How terrifying! And I can tell everyone, it’s a great opening to a gripping story. I enjoyed it so much. Next is your book 30 SECONDS, coming this summer, right?

Yes, my second romantic-suspense, 30 SECONDS, will be coming out sometime this summer by The Wild Rose Press. 30 Seconds is about a woman who finds herself in the middle of a war between a police force and a deadly mob.

What one tip would you offer writers?

I am full of writing tips. I share many of them on my blog and try to share one a week on Facebook page, but the one writing tip I’ll offer now is this: Be open to criticism. Criticism can be hard to hear, but if an editor, agent, or beta readers scribbles a note on your query letter or in the margins of your story, pay attention to what it says because the fact that they took the time to actually jot it down for you is a big deal. I’ve greatly improved my writing by being open to criticism I’ve received.

Excellent advice. Do you have a special place you like to write?

My desk. The desk itself and where it is isn’t special, but the items on it are very special to me, such as a green power ranger my oldest nephew gave me to put on my desk, and an empty wine bottle with a letter inside it. This letter is a tradition I do every year. On New Year’s Eve, I create a list of goals and things I hope will happen for the New Year.  It’s always fun to take it out during the last minutes of the year and see what I’ve accomplished.

Thanks so much for being here today, Chrys, and best of luck with this and your upcoming release. I hope you’ll come back again.

Thank you, Barbara! And you can count on me returning. :)

You can find Chrys at:
Book Links:


  1. Welcome Chrys,
    So happy you're here today. I really enjoyed the story and I'm looking forward to your new book.
    Stay warm!

    1. Thank you so much for having me on your blog, Barbara! I'm happy to hear you liked Hurricane Crimes. :)

  2. Wow, what a great premise. Rescuing a possible murderer. Can't wait to read it!

    1. Thank you, Wanda! I hope you enjoy it! :D

  3. Hi Wanda, So glad you stopped by. I loved Chrys' premise, too.

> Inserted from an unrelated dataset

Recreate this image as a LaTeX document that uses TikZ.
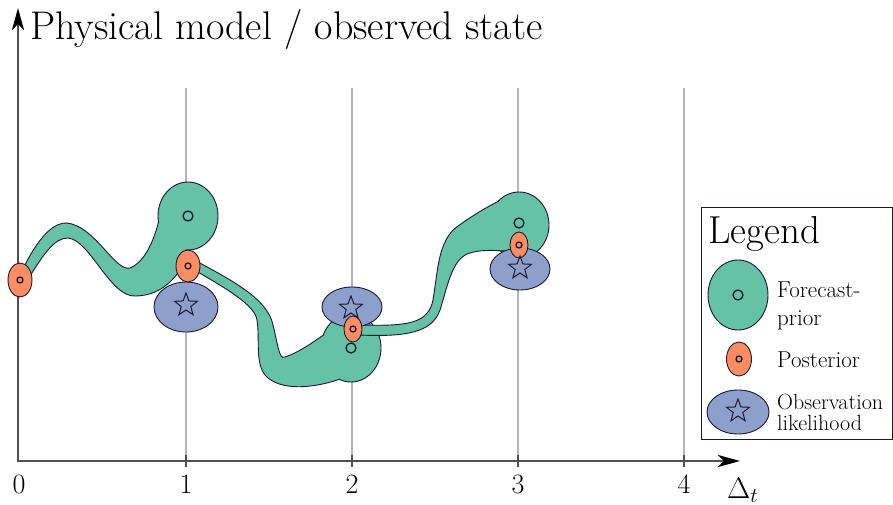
\RequirePackage{fix-cm}
\documentclass[tikz,border=0pt]{standalone}
\usetikzlibrary{shapes.geometric,arrows.meta}

\definecolor{forecastgreen}{RGB}{102,194,165}
\definecolor{posteriororange}{RGB}{252,141,98}
\definecolor{obsblue}{RGB}{141,160,203}
\definecolor{edgenavy}{RGB}{25,25,50}
\definecolor{axisgray}{RGB}{80,80,80}
\definecolor{gridgray}{RGB}{180,180,180}

% Edges of the three bands (upper edge, then lower edge run backwards)
\newcommand{\bandAup}{(25,265) .. controls (40,235) and (55,222) .. (67,223) .. controls (95,226) and (115,272) .. (130,268) .. controls (145,262) and (154,240) .. (158.5,222)}
\newcommand{\bandAlo}{(180,270) .. controls (170,285) and (155,296) .. (135,296) .. controls (110,297) and (90,240) .. (68,238) .. controls (55,238) and (45,252) .. (30,276)}
\newcommand{\bandBup}{(198,262) .. controls (235,282) and (268,300) .. (273,325) .. controls (278,345) and (279,360) .. (285,357) .. controls (300,352) and (313,342) .. (323.5,335)}
\newcommand{\bandBlo}{(340,379) .. controls (315,388) and (280,392) .. (265,375) .. controls (255,362) and (260,340) .. (257,320) .. controls (255,305) and (225,288) .. (198,272)}
\newcommand{\bandCup}{(359,325) .. controls (405,326) and (428,325) .. (433,300) .. controls (438,270) and (438,240) .. (458,226) .. controls (472,216) and (485,208) .. (499,201)}
\newcommand{\bandClo}{(505,251) .. controls (490,250) and (480,250) .. (470,253) .. controls (452,258) and (448,285) .. (440,310) .. controls (432,333) and (405,337) .. (359,335)}

\begin{document}
\begin{tikzpicture}[x=1pt, y=-1pt,
    gridline/.style={gridgray, line width=1.3pt},
    axis/.style={axisgray, line width=2.4pt, {Stealth[length=22pt, width=12pt, inset=6pt, color=black]}-{Stealth[length=22pt, width=12pt, inset=6pt, color=black]}},
    tickmark/.style={axisgray, line width=2pt},
    blob/.style={ellipse, draw=edgenavy, line width=0.9pt, inner sep=0pt},
    forecast/.style={blob, fill=forecastgreen, minimum width=60pt, minimum height=68pt},
    posterior/.style={blob, fill=posteriororange},
    obs/.style={blob, fill=obsblue},
    band/.style={draw=edgenavy, line width=0.9pt},
    fmark/.style={circle, draw=edgenavy, line width=1.3pt, minimum size=10pt, inner sep=0pt},
    pmark/.style={circle, draw=edgenavy, line width=1.3pt, minimum size=6pt, inner sep=0pt},
    omark/.style={star, star points=5, star point ratio=2.4, draw=edgenavy, line width=1pt, minimum size=24pt, inner sep=0pt},
    ticklabel/.style={inner sep=0pt, font=\fontsize{28}{30}\selectfont},
    legendlabel/.style={anchor=base west, inner sep=0pt, align=left}]

    \useasboundingbox (0,0) rectangle (893,505);

    % Grid lines
    \foreach \x in {186,352,518,684}
        \draw[gridline] (\x,88) -- (\x,461);

    % Axes
    \coordinate (origin) at (18,461);
    \coordinate (ytip) at (18,8);
    \coordinate (xtip) at (740,461);
    \draw[axis] (ytip) -- (origin) -- (xtip);
    \foreach \x in {186,352,518,684}
        \draw[tickmark] (\x,455) -- (\x,467);

    % Axis labels
    \foreach \x/\lbl in {19/0,186/1,352/2,518/3,684/4}
        \node[ticklabel] (tick\lbl) at (\x,484) {\lbl};
    \node[anchor=base west, inner sep=0pt, font=\fontsize{30}{32}\selectfont] (dt) at (727,498) {$\Delta_t$};
    \node[anchor=base west, inner sep=0pt, font=\fontsize{40}{44}\selectfont] (title) at (30,40) {Physical model / observed state};

    % Forecasts
    \node[forecast] (f1) at (188,216) {};
    \node[forecast] (f2) at (351,348) {};
    \node[forecast, minimum height=66pt] (f3) at (519,225) {};

    % Bands
    \fill[forecastgreen] \bandAup -- (186,248) -- \bandAlo -- cycle;
    \draw[band] \bandAup \bandAlo;
    \fill[forecastgreen] \bandBup -- \bandBlo -- cycle;
    \draw[band] \bandBup \bandBlo;
    \fill[forecastgreen] \bandCup -- \bandClo -- cycle;
    \draw[band] \bandCup \bandClo;

    % Observations
    \node[obs, minimum width=64pt, minimum height=50pt] (o1) at (186,307) {};
    \node[obs, minimum width=60pt, minimum height=40pt] (o2) at (352,307) {};
    \node[obs, minimum width=60pt, minimum height=42pt] (o3) at (520,269) {};

    % Posteriors
    \node[posterior, minimum width=24pt, minimum height=34pt] (p0) at (20,280) {};
    \node[posterior, minimum width=24pt, minimum height=32pt] (p1) at (188,266) {};
    \node[posterior, minimum width=18pt, minimum height=26pt] (p2) at (353,329) {};
    \node[posterior, minimum width=18pt, minimum height=26pt] (p3) at (519,245) {};

    % Markers
    \node[fmark] (fm1) at (f1) {};
    \node[fmark] (fm2) at (351,348) {};
    \node[fmark] (fm3) at (519,223) {};
    \node[omark] (om1) at (186,305) {};
    \node[omark] (om2) at (351,308) {};
    \node[omark] (om3) at (520,268) {};
    \foreach \p in {p0,p1,p2,p3}
        \node[pmark] (\p m) at (\p) {};

    % Legend
    \draw[edgenavy, line width=0.9pt] (701,207) rectangle (892,439);
    \node[anchor=base west, inner sep=0pt, font=\fontsize{39}{44}\selectfont] (legend) at (708,243) {Legend};
    \node[forecast, minimum height=70pt] (lf) at (738,295) {};
    \node[fmark] (lfm) at (lf) {};
    \node[posterior, minimum width=25pt, minimum height=34pt] (lp) at (739,359) {};
    \node[pmark] (lpm) at (lp) {};
    \node[obs, minimum width=62pt, minimum height=44pt] (lo) at (738,412) {};
    \node[omark] (lom) at (738,411) {};
    \node[legendlabel, font=\fontsize{23}{28}\selectfont] (lfl) at (777,325) {Forecast-\\prior};
    \node[legendlabel, font=\fontsize{23}{28}\selectfont] (lpl) at (777,367) {Posterior};
    \node[legendlabel, font=\fontsize{22}{21}\selectfont] (lol) at (777,430) {Observation\\likelihood};

\end{tikzpicture}
\end{document}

  4. That is an exciting premise. I grew up in Florida so I've had the chance to ride out a few hurricanes and then I visited my husband's family in North Dakota during a blizzard. I'll take the hurricane because at least when it was over we could go outside, pick up the debris and it was over! That snow stuck around way past the time I did.

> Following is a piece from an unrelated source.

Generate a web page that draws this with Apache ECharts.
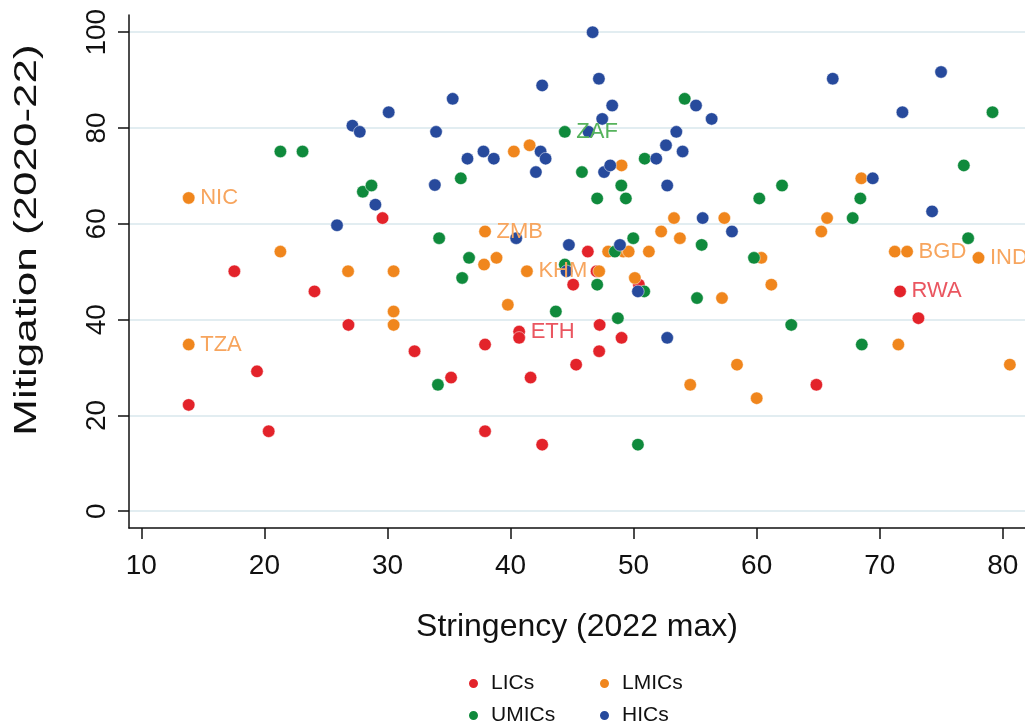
<!DOCTYPE html>
<html>
<head>
<meta charset="utf-8">
<script src="https://cdn.jsdelivr.net/npm/echarts@6/dist/echarts.min.js"></script>
<style>
  html, body { margin: 0; padding: 0; background: #fff; }
  #chart { width: 1025px; height: 725px; }
</style>
</head>
<body>
<div id="chart"></div>
<script>
// [stringency, mitigation, optional country code]
var lics = [
  [13.85, 22.2], [17.56, 50.1], [19.4, 29.2], [20.35, 16.7], [24.07, 45.9],
  [26.83, 38.9], [29.6, 61.2], [32.2, 33.4], [35.17, 27.9], [37.93, 34.8],
  [37.93, 16.7], [40.7, 37.5, 'ETH'], [40.7, 36.2], [41.63, 27.9], [42.57, 13.9],
  [45.09, 47.3], [45.33, 30.6], [46.28, 54.2], [46.99, 50.1], [47.2, 33.4],
  [47.24, 38.9], [49.02, 36.2], [50.43, 47.3], [64.85, 26.4], [71.65, 45.9, 'RWA'],
  [73.14, 40.3]
]
var lmics = [
  [13.85, 65.4, 'NIC'], [13.85, 34.8, 'TZA'], [21.3, 54.2], [26.8, 50.1], [30.5, 50.1],
  [30.5, 41.7], [30.5, 38.9], [37.93, 58.4, 'ZMB'], [37.85, 51.5], [38.86, 52.9],
  [39.78, 43.1], [40.27, 75.1], [41.55, 76.4], [41.33, 50.1, 'KHM'], [47.2, 50.1],
  [47.93, 54.2], [49.16, 54.2], [49.6, 54.2], [49.02, 72.2], [50.1, 48.7],
  [51.24, 54.2], [52.24, 58.4], [53.28, 61.2], [53.76, 57.0], [54.6, 26.4],
  [57.18, 44.5], [57.37, 61.2], [58.4, 30.6], [60.0, 23.6], [60.38, 52.9],
  [61.19, 47.3], [65.25, 58.4], [65.72, 61.2], [68.5, 69.5], [71.22, 54.2],
  [72.22, 54.2, 'BGD'], [71.51, 34.8], [78.02, 52.9, 'IND'], [80.57, 30.6]
]
var umics = [
  [21.3, 75.1], [23.1, 75.1], [28.0, 66.7], [28.7, 68.0], [34.2, 57.0],
  [34.1, 26.4], [35.96, 69.5], [36.07, 48.7], [36.63, 52.9], [43.68, 41.7],
  [44.41, 79.2, 'ZAF'], [44.41, 51.5], [45.8, 70.8], [47.04, 65.3], [47.04, 47.3],
  [48.48, 54.2], [48.72, 40.3], [49.0, 68.0], [49.37, 65.3], [49.97, 57.0],
  [50.35, 13.9], [50.86, 45.9], [50.9, 73.6], [54.15, 86.1], [55.15, 44.5],
  [55.53, 55.6], [59.78, 52.9], [60.21, 65.3], [62.06, 68.0], [62.81, 38.9],
  [67.8, 61.2], [68.42, 65.3], [68.54, 34.8], [76.83, 72.2], [77.18, 57.0],
  [79.16, 83.3]
]
var hics = [
  [25.9, 59.7], [27.15, 80.5], [27.75, 79.2], [29.02, 64.0], [30.1, 83.3],
  [33.85, 68.1], [33.95, 79.2], [35.3, 86.1], [36.5, 73.6], [37.8, 75.1],
  [38.64, 73.6], [40.46, 57.0], [42.06, 70.8], [42.44, 75.1], [42.57, 88.9],
  [42.85, 73.6], [44.55, 50.1], [44.74, 55.6], [46.34, 79.2], [46.67, 100.0],
  [47.18, 90.3], [47.45, 81.9], [47.6, 70.8], [48.1, 72.2], [48.26, 84.7],
  [48.89, 55.6], [50.35, 45.9], [51.84, 73.6], [52.63, 76.4], [52.73, 68.0],
  [52.73, 36.2], [53.47, 79.2], [53.98, 75.1], [55.07, 84.7], [55.61, 61.2],
  [56.34, 81.9], [57.99, 58.4], [66.18, 90.3], [69.43, 69.5], [71.84, 83.3],
  [74.25, 62.6], [74.98, 91.7]
]
var groups = ['LICs', 'LMICs', 'UMICs', 'HICs']
var xTicks = [10, 20, 30, 40, 50, 60, 70, 80]
var yTicks = [0, 20, 40, 60, 80, 100]

var colors = ['#e3232a', '#f0861d', '#0f8a3c', '#274a9c']
var labelColors = ['#ea5660', '#f7a55e', '#56b35c', '#5a78c0']
var font = '"Liberation Sans", Arial, sans-serif'

function makeSeries(name, data, i) {
  return {
    name: name,
    type: 'scatter',
    data: data,
    symbolSize: 12.5,
    itemStyle: { color: colors[i], opacity: 1, borderColor: '#fff', borderWidth: 0.5 },
    label: {
      show: true,
      position: 'right',
      distance: 5,
      formatter: function (p) { return p.value[2] || '' },
      color: labelColors[i],
      fontFamily: font,
      fontSize: 22
    },
    emphasis: { disabled: true }
  }
}

function legendAt(name, left, top) {
  return {
    data: [name],
    left: left,
    top: top,
    icon: 'circle',
    itemWidth: 11,
    itemHeight: 11,
    selectedMode: false,
    textStyle: { fontFamily: font, fontSize: 21, color: '#111', padding: [0, 0, 0, 7] }
  }
}

var chart = echarts.init(document.getElementById('chart'))
chart.setOption({
  animation: false,
  textStyle: { fontFamily: font },
  grid: { left: 129, right: 0, top: 15, bottom: 197 },
  legend: [
    legendAt('LICs', 462, 668),
    legendAt('LMICs', 593, 668),
    legendAt('UMICs', 462, 700),
    legendAt('HICs', 593, 700)
  ],
  // y title drawn stretched along its length, as in the source image
  graphic: [{
    type: 'text',
    x: 27,
    y: 240,
    rotation: Math.PI / 2,
    scaleX: 1.42,
    style: {
      text: 'Mitigation (2020-22)',
      font: '31px ' + font,
      fill: '#111',
      align: 'center',
      verticalAlign: 'middle'
    }
  }],
  xAxis: {
    type: 'value',
    min: 9.0,
    max: 81.8,
    name: 'Stringency (2022 max)',
    nameLocation: 'middle',
    nameGap: 83,
    nameTextStyle: { fontSize: 32, color: '#111', fontFamily: font },
    axisLine: { show: true, onZero: false, lineStyle: { color: '#111', width: 1.5 } },
    axisTick: { show: true, inside: false, length: 11, lineStyle: { color: '#111', width: 1.5 }, customValues: xTicks },
    axisLabel: { fontSize: 28, color: '#111', margin: 24, customValues: xTicks },
    splitLine: { show: false }
  },
  yAxis: {
    type: 'value',
    min: -3.5,
    max: 103.6,
    axisLine: { show: true, onZero: false, lineStyle: { color: '#111', width: 1.5 } },
    axisTick: { show: true, inside: false, length: 11, lineStyle: { color: '#111', width: 1.5 }, customValues: yTicks },
    axisLabel: { fontSize: 28, color: '#111', margin: 18, rotate: 90, customValues: yTicks },
    splitLine: { show: true, lineStyle: { color: '#e2edf1', width: 2 } },
    interval: 20
  },
  series: [
    makeSeries(groups[0], lics, 0),
    makeSeries(groups[1], lmics, 1),
    makeSeries(groups[2], umics, 2),
    makeSeries(groups[3], hics, 3)
  ]
})
</script>
</body>
</html>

    1. If I had to choose, I'd probably go through a hurricane too. But a less intense hurricane. No category 5's, please! And definitely not like the hurricane in my story. lol

      Thank you for leaving a comment, Karri! :)

  5. Karri, I like your criteria for choosing between a blizzard and a hurricane! Living in the Midwest, I must admit those snow/ice events are long-term!

  6. Chrys's first para "After her car breaks down..." was a real hook as far as I am concerned. BTW, I've never seen a hurricane and that's fine with me.